Understanding the Origins and Production
The journey of tapioca flour begins with the cassava root, a hardy tuber cultivated primarily in tropical regions. To produce the flour, the roots are peeled, washed, and grated to extract the starchy pulp. This pulp is then washed and filtered to separate the starch from the fiber and other impurities. The resulting slurry is dried and milled into a fine, powdery substance, resulting in a product that is naturally pale, nearly flavorless, and incredibly efficient in the kitchen.
Key Functional Properties in Cooking
The unique value of tapioca flour lies in its functional properties, which differ significantly from other flours. When heated, it excels at creating a clear, glossy gel, making it an ideal thickener for sauces, pie fillings, and puddings. In baking, it provides essential elasticity and a distinctively chewy quality that gluten-free blends often lack. It helps to trap gas bubbles created by leavening agents, contributing to a lighter crumb structure, and prevents gluten-free baked goods from becoming brittle or crumbly.
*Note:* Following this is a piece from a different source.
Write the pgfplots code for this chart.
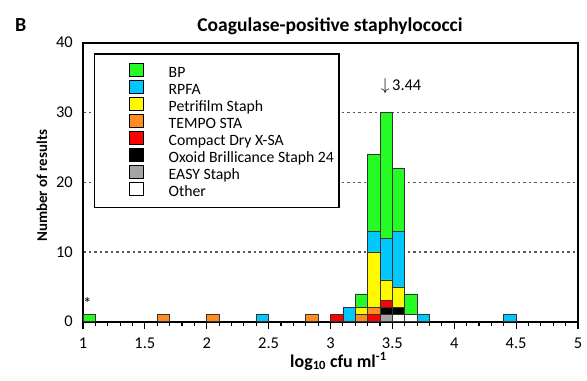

Essential Baking Applications
Gluten-Free Baking Mastery
For bakers working with gluten-free flours like rice or almond, tapioca flour is an indispensable component of a successful blend. It compensates for the lack of gluten by providing the stretch and flexibility needed for bread and pizza dough. Recipes for gluten-free bread often rely on a combination of starch and a grain-based flour, where tapioca is the preferred choice for achieving a soft, pillowy texture that closely mimics conventional wheat bread.
Creating the Perfect Chewy Texture
When formulating recipes for chewy cookies, brownies, or cakes, tapioca flour is a secret weapon. The starch contributes to a dense, satisfying bite that is highly sought after in certain dessert categories. It is particularly effective in recipes that call for a "bouncy" or "springy" texture, ensuring that the final product remains moist and resilient rather than dry and crumbly.
Use as a Versatile Thickening Agent
Beyond the realm of baking, tapioca starch functions as an excellent culinary thickener. It is a popular choice for preparing gluten-free gravies, stews, and sauces because it creates a smooth, velvety consistency without altering the flavor profile of the dish. It is also the defining ingredient in the creation of classic bubble tea pearls, where its ability to gelatinize and maintain a firm texture when cooked is essential.
Comparison with Other Starches
While often interchangeable in a pinch, tapioca flour behaves differently than other common thickening agents like cornstarch or arrowroot. Cornstarch can create a slightly cloudy mixture and may break down under acidic conditions or prolonged freezing. In contrast, tapioca-based mixtures remain relatively stable and freeze exceptionally well, making it the superior choice for items that will be stored in the freezer. Additionally, it withstands higher cooking temperatures without losing its thickening power, a trait known as shear thickening.